May 4, 2012
From: Laura J. Woodard, Director of Media Relations
ULM's Phi Mu Alpha Sinfonia chapter rechartered
In December of 2008, a group of 17 young men from the University of Louisiana at Monroe were given permission to begin a process to bring back a social music fraternity to ULM.
The dream of having the fraternity, Phi Mu Alpha Sinfonia, back on ULM's campus has finally come to fruition.
The Eta Iota Chapter of Phi Mu Alpha Sinfonia is once again part of the ULM social community, reportedly doing great work not only on campus but in all of northeast Louisiana as well.
Phi Mu Alpha Sinfonia is the world's oldest and largest national fraternal society in music.

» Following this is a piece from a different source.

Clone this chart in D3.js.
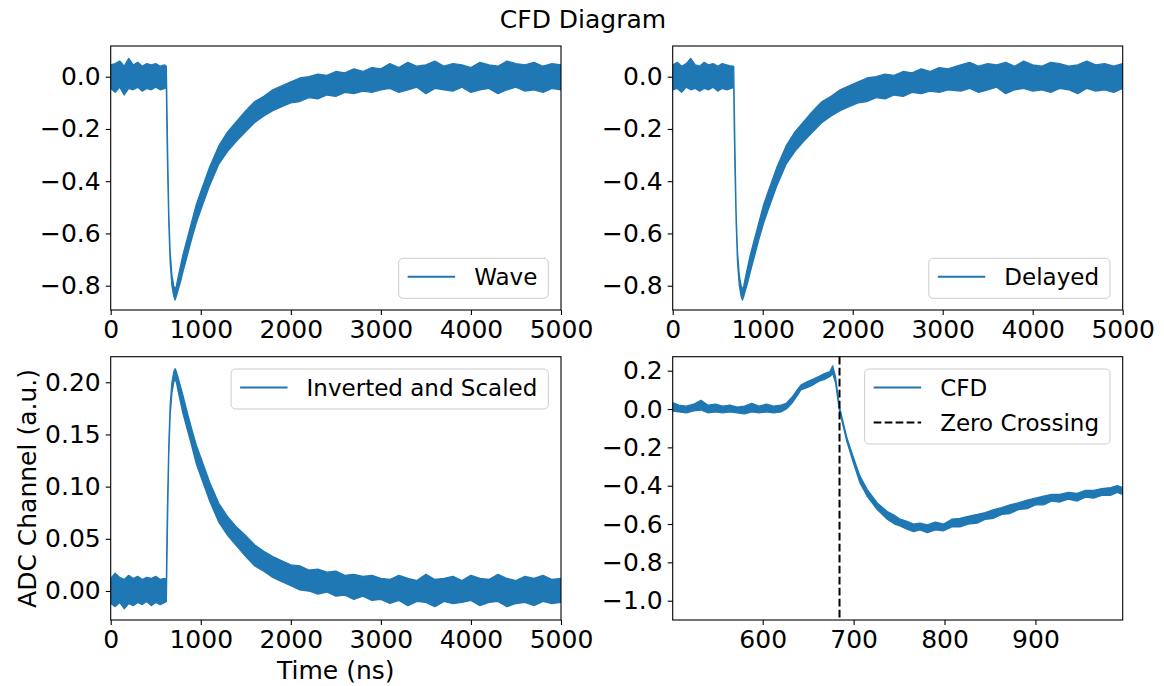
<!DOCTYPE html>
<html>
<head>
<meta charset="utf-8">
<script src="https://cdn.jsdelivr.net/npm/d3@7"></script>
<style>
body{margin:0;background:#fff;}
text{font-family:"DejaVu Sans",sans-serif;fill:#000;}
</style>
</head>
<body>
<svg id="fig" width="1164" height="686"></svg>
<script>
// --- data: [time (ns), low edge, high edge] of each noisy trace ---
var waveBand = [
  [0,-0.045,0.045],[50,-0.06,0.05],[100,-0.04,0.06],[150,-0.07,0.04],[200,-0.045,0.07],[250,-0.05,0.045],[300,-0.04,0.055],
  [350,-0.055,0.04],[400,-0.045,0.05],[450,-0.05,0.045],[500,-0.04,0.05],[550,-0.05,0.04],[600,-0.045,0.045],[618,-0.04,0.04],
  [624,-0.2,-0.1],[632,-0.36,-0.28],[645,-0.56,-0.52],[660,-0.71,-0.67],[680,-0.8,-0.76],[700,-0.84,-0.8],[715,-0.855,-0.815],
  [730,-0.84,-0.8],[750,-0.815,-0.765],[775,-0.785,-0.725],[800,-0.75,-0.685],[850,-0.685,-0.62],[900,-0.62,-0.555],
  [950,-0.56,-0.49],[1000,-0.51,-0.44],[1100,-0.415,-0.345],[1200,-0.335,-0.265],[1300,-0.285,-0.21],[1400,-0.245,-0.17],
  [1500,-0.21,-0.13],[1600,-0.175,-0.095],[1700,-0.15,-0.075],[1800,-0.13,-0.05],[1900,-0.115,-0.035],[2000,-0.1,-0.02],
  [2100,-0.095,-0.005],[2200,-0.08,0.0],[2300,-0.085,0.01],[2400,-0.07,0.005],[2500,-0.075,0.02],[2600,-0.06,0.015],
  [2700,-0.065,0.03],[2800,-0.055,0.02],[2900,-0.06,0.035],[3000,-0.05,0.03],
  [3100,-0.045,0.05],[3200,-0.06,0.035],[3300,-0.05,0.055],[3400,-0.04,0.04],[3500,-0.065,0.045],[3600,-0.045,0.06],
  [3700,-0.05,0.04],[3800,-0.055,0.05],[3900,-0.04,0.045],[4000,-0.06,0.035],[4100,-0.05,0.055],[4200,-0.045,0.045],
  [4300,-0.065,0.04],[4400,-0.05,0.06],[4500,-0.04,0.05],[4600,-0.055,0.045],[4700,-0.05,0.055],[4800,-0.06,0.04],
  [4900,-0.045,0.05],[5000,-0.05,0.045]
];

var delayBand = [
  [0,-0.05,0.045],[50,-0.045,0.055],[100,-0.06,0.04],[150,-0.04,0.05],[200,-0.05,0.07],[250,-0.045,0.045],[300,-0.055,0.04],
  [350,-0.045,0.055],[400,-0.05,0.045],[450,-0.04,0.05],[500,-0.055,0.04],[550,-0.045,0.05],[600,-0.05,0.045],[650,-0.045,0.04],
  [678,-0.04,0.04],[684,-0.2,-0.1],[692,-0.36,-0.28],[705,-0.56,-0.52],[720,-0.71,-0.67],[740,-0.8,-0.76],[760,-0.84,-0.8],
  [775,-0.855,-0.815],[790,-0.84,-0.8],[810,-0.815,-0.765],[835,-0.785,-0.725],[860,-0.75,-0.685],[910,-0.685,-0.62],
  [960,-0.62,-0.555],[1010,-0.56,-0.49],[1060,-0.51,-0.44],[1160,-0.415,-0.345],[1260,-0.335,-0.265],[1360,-0.285,-0.21],
  [1460,-0.245,-0.17],[1560,-0.21,-0.13],[1660,-0.175,-0.095],[1760,-0.15,-0.075],[1860,-0.13,-0.05],[1960,-0.115,-0.035],
  [2060,-0.1,-0.02],[2160,-0.095,-0.005],[2260,-0.08,0.0],[2360,-0.085,0.01],[2460,-0.07,0.005],[2560,-0.075,0.02],
  [2660,-0.06,0.015],[2760,-0.065,0.03],[2860,-0.055,0.02],[2960,-0.06,0.035],[3060,-0.05,0.03],
  [3200,-0.055,0.045],[3300,-0.045,0.055],[3400,-0.06,0.04],[3500,-0.05,0.05],[3600,-0.04,0.045],[3700,-0.065,0.055],
  [3800,-0.05,0.04],[3900,-0.045,0.06],[4000,-0.055,0.045],[4100,-0.05,0.04],[4200,-0.06,0.055],[4300,-0.045,0.05],
  [4400,-0.05,0.04],[4500,-0.065,0.045],[4600,-0.045,0.06],[4700,-0.055,0.045],[4800,-0.05,0.05],[4900,-0.06,0.04],
  [5000,-0.045,0.05]
];

var invBand = [
  [0,-0.012,0.012],[50,-0.015,0.017],[100,-0.011,0.013],[150,-0.017,0.011],[200,-0.012,0.015],[250,-0.014,0.012],
  [300,-0.011,0.014],[350,-0.013,0.011],[400,-0.01,0.013],[450,-0.014,0.012],[500,-0.011,0.014],[550,-0.013,0.011],
  [600,-0.011,0.012],[618,-0.01,0.01],
  [624,0.025,0.05],[632,0.07,0.09],[645,0.13,0.14],[660,0.168,0.178],[680,0.19,0.2],[700,0.2,0.21],[715,0.203,0.213],
  [730,0.2,0.21],[750,0.191,0.204],[775,0.181,0.196],[800,0.171,0.188],[850,0.155,0.171],[900,0.139,0.155],
  [950,0.122,0.14],[1000,0.11,0.128],[1100,0.086,0.104],[1200,0.066,0.084],[1300,0.053,0.071],[1400,0.043,0.061],
  [1500,0.033,0.053],[1600,0.024,0.044],[1700,0.019,0.038],[1800,0.013,0.033],[1900,0.009,0.029],[2000,0.005,0.025],
  [2100,0.001,0.024],[2200,0.0,0.02],[2300,-0.003,0.021],[2400,-0.001,0.018],[2500,-0.005,0.019],[2600,-0.004,0.015],
  [2700,-0.008,0.016],[2800,-0.005,0.014],[2900,-0.009,0.015],[3000,-0.008,0.012],
  [3100,-0.012,0.011],[3200,-0.009,0.015],[3300,-0.014,0.012],[3400,-0.01,0.01],[3500,-0.011,0.016],[3600,-0.015,0.011],
  [3700,-0.01,0.012],[3800,-0.012,0.014],[3900,-0.011,0.01],[4000,-0.009,0.015],[4100,-0.014,0.012],[4200,-0.011,0.011],
  [4300,-0.01,0.016],[4400,-0.015,0.012],[4500,-0.012,0.01],[4600,-0.011,0.014],[4700,-0.014,0.012],[4800,-0.01,0.015],
  [4900,-0.012,0.011],[5000,-0.011,0.012]
];

var cfdBand = [
  [500,-0.01,0.035],[508,-0.015,0.02],[516,-0.02,0.015],[524,-0.01,0.025],[532,-0.005,0.045],[540,-0.02,0.02],
  [548,-0.015,0.025],[556,-0.02,0.015],[564,-0.015,0.02],[572,-0.02,0.01],[580,-0.025,0.015],[588,-0.015,0.03],
  [596,-0.02,0.015],[604,-0.015,0.025],[612,-0.02,0.015],[620,-0.015,0.02],[626,0.0,0.03],[632,0.03,0.06],
  [638,0.07,0.1],[642,0.1,0.125],[648,0.11,0.14],[655,0.125,0.155],[662,0.145,0.17],[668,0.155,0.185],
  [674,0.17,0.195],[677,0.185,0.225],[680,0.14,0.17],[684.5,-0.01,0.01],[692.6,-0.17,-0.15],[700,-0.285,-0.255],
  [707,-0.385,-0.35],[715,-0.455,-0.42],[726,-0.525,-0.49],[737,-0.575,-0.535],[745,-0.6,-0.555],[751,-0.61,-0.575],
  [758,-0.625,-0.585],[766,-0.64,-0.6],[773,-0.63,-0.595],[781,-0.645,-0.605],[790,-0.63,-0.59],[799,-0.635,-0.6],
  [808,-0.615,-0.575],[817,-0.615,-0.57],[826,-0.6,-0.56],[836,-0.595,-0.55],[845,-0.575,-0.54],[854,-0.57,-0.525],
  [863,-0.55,-0.515],[872,-0.545,-0.5],[881,-0.525,-0.49],[891,-0.52,-0.475],[900,-0.5,-0.465],[909,-0.5,-0.455],
  [918,-0.48,-0.445],[927,-0.485,-0.445],[936,-0.47,-0.435],[946,-0.48,-0.44],[955,-0.46,-0.425],[964,-0.465,-0.425],
  [973,-0.45,-0.415],[983,-0.45,-0.41],[990,-0.435,-0.4],[996,-0.445,-0.41]
];

var zeroCross = 684.5;

var longTicks = [0,1000,2000,3000,4000,5000];
var cfdTicks  = [600,700,800,900];
var waveYTicks = [0,-0.2,-0.4,-0.6,-0.8];
var invYTicks  = [0,0.05,0.1,0.15,0.2];
var cfdYTicks  = [0.2,0,-0.2,-0.4,-0.6,-0.8,-1.0];

var blue="#1f77b4";
var svg=d3.select("#fig");
svg.append("rect").attr("width",1164).attr("height",686).attr("fill","#fff");

var panels=[
  {id:"a", x0:110.7, x1:561,   y0:46,    y1:310, xdom:[0,5000], ydom:[-0.893,0.1175], band:waveBand,  xticks:longTicks, yticks:waveYTicks, yfmt:".1f", legend:["Wave"], legpos:"lower"},
  {id:"b", x0:672.7, x1:1122.7,y0:46,    y1:310, xdom:[0,5000], ydom:[-0.893,0.1175], band:delayBand, xticks:longTicks, yticks:waveYTicks, yfmt:".1f", legend:["Delayed"], legpos:"lower"},
  {id:"c", x0:110.7, x1:561,   y0:356.7, y1:620, xdom:[0,5000], ydom:[-0.0278,0.2245], band:invBand,  xticks:longTicks, yticks:invYTicks, yfmt:".2f", legend:["Inverted and Scaled"], legpos:"upper"},
  {id:"d", x0:672.7, x1:1122.7,y0:356.7, y1:620, xdom:[501,996], ydom:[-1.1007,0.273], band:cfdBand,  xticks:cfdTicks, yticks:cfdYTicks, yfmt:".1f", legend:["CFD","Zero Crossing"], legpos:"upper", zero:zeroCross}
];

panels.forEach(drawpanel);

function drawpanel(p){
    var x=d3.scaleLinear().domain(p.xdom).range([p.x0,p.x1]);
    var y=d3.scaleLinear().domain(p.ydom).range([p.y1,p.y0]);
    var g=svg.append("g").attr("class","panel-"+p.id);

    g.append("clipPath").attr("id","clip-"+p.id)
        .append("rect").attr("x",p.x0).attr("y",p.y0).attr("width",p.x1-p.x0).attr("height",p.y1-p.y0);

    var band=d3.area()
        .x(function(d){ return x(d[0]); })
        .y0(function(d){ return y(d[1]); })
        .y1(function(d){ return y(d[2]); });

    g.append("path").datum(p.band)
        .attr("d",band)
        .attr("fill",blue)
        .attr("stroke",blue)
        .attr("stroke-width",1.3)
        .attr("stroke-linejoin","round")
        .attr("clip-path","url(#clip-"+p.id+")");

    if(p.zero!=null){
        g.append("line")
            .attr("x1",x(p.zero)).attr("x2",x(p.zero))
            .attr("y1",p.y0).attr("y2",p.y1)
            .attr("stroke","#000").attr("stroke-width",2)
            .attr("stroke-dasharray","7.7,3.3");
    }

    var xa=g.append("g").attr("transform","translate(0,"+p.y1+")")
        .call(d3.axisBottom(x).tickValues(p.xticks).tickSize(5).tickSizeOuter(0).tickPadding(5).tickFormat(d3.format("d")));
    var ya=g.append("g").attr("transform","translate("+p.x0+",0)")
        .call(d3.axisLeft(y).tickValues(p.yticks).tickSize(5).tickSizeOuter(0).tickPadding(5).tickFormat(d3.format(p.yfmt)));
    [xa,ya].forEach(function(a){
        a.attr("font-size",25).attr("font-family","DejaVu Sans");
        a.select(".domain").remove();
        a.selectAll(".tick line").attr("stroke","#000").attr("stroke-width",1.1);
    });

    g.append("rect")
        .attr("x",p.x0).attr("y",p.y0)
        .attr("width",p.x1-p.x0).attr("height",p.y1-p.y0)
        .attr("fill","none").attr("stroke","#000").attr("stroke-width",1.1);

    drawlegend(g,p);
}

function drawlegend(g,p){
    var fs=23, rowh=35, n=p.legend.length;
    var lg=g.append("g");
    var box=lg.append("rect");
    var widest=0;
    var texts=p.legend.map(function(name){
        var t=lg.append("text").attr("font-size",fs).text(name);
        widest=Math.max(widest,t.node().getComputedTextLength());
        return t;
    });
    var w=9+47.5+19+widest+11;
    var h=18.4+(n-1)*rowh+21.6;
    var right=p.x1-12.7;
    var top = p.legpos=="upper" ? p.y0+12.3 : p.y1-11.7-h;
    var left=right-w;
    box.attr("x",left).attr("y",top).attr("width",w).attr("height",h)
        .attr("rx",4.4).attr("ry",4.4)
        .attr("fill","#fff").attr("fill-opacity",0.8)
        .attr("stroke","#cccccc").attr("stroke-width",1);
    texts.forEach(function(t,i){
        var ly=top+18.4+i*rowh;
        var dashed=(p.legend[i]=="Zero Crossing");
        lg.append("line")
            .attr("x1",left+9).attr("x2",left+9+47.5)
            .attr("y1",ly).attr("y2",ly)
            .attr("stroke",dashed ? "#000" : blue)
            .attr("stroke-width",2)
            .attr("stroke-dasharray",dashed ? "7.7,3.3" : null);
        t.attr("x",left+9+47.5+19).attr("y",ly+8.5);
    });
}

svg.append("text").attr("x",583).attr("y",28).attr("text-anchor","middle").attr("font-size",25).text("CFD Diagram");
svg.append("text").attr("x",335.8).attr("y",679).attr("text-anchor","middle").attr("font-size",25).text("Time (ns)");
svg.append("text").attr("transform","translate(36,488.5) rotate(-90)").attr("text-anchor","middle").attr("font-size",25).text("ADC Channel (a.u.)");
</script>
</body>
</html>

Sinfonia was established on Oct. 6, 1898, at the New England Conservatory in Boston, with a group of 13 young men under the guidance of Ossian Everett Mills.
Sinfonia became a national fraternity on Oct. 6, 1900, with the admission of a group of men at the Broad Street Conservatory in Philadelphia, Pa.
For over a century, Sinfonians in nearly every field of study and professional endeavor have transformed music in America.
Some famous Sinfonians include Aaron Copland, Andy Griffith, Duke Ellington, Maynard Ferguson, and John Philip Sousa.
The fraternity's purpose is "to consider the social life of the young male students of that institution [and] to devise ways and means by which it might be improved."
"You don't have to be a member in one of the many ensembles on campus," says founding ULM chapter member and President Philip Petit of Ama. "You just have to have a love for music, of any kind, and have a desire to advance and promote music in America."
The opportunity of becoming a Sinfonian is offered to as many men as possible who, through a love for music, can assist in the fulfillment of the fraternity's object and ideals either by adopting music as a profession, or by working to advance the cause of music in America.
Contrary to belief, Phi Mu Alpha is not a service fraternity; they are in fact a social fraternity who accept men from all walks of life and from all majors.
"There have been many ups and downs in getting to this moment," said Dr. Jason Rinehart, faculty advisor and assistant professor of music.
"The young men that make up this chapter on the ULM campus have sacrificed a lot to make sure we finally got the fraternity back."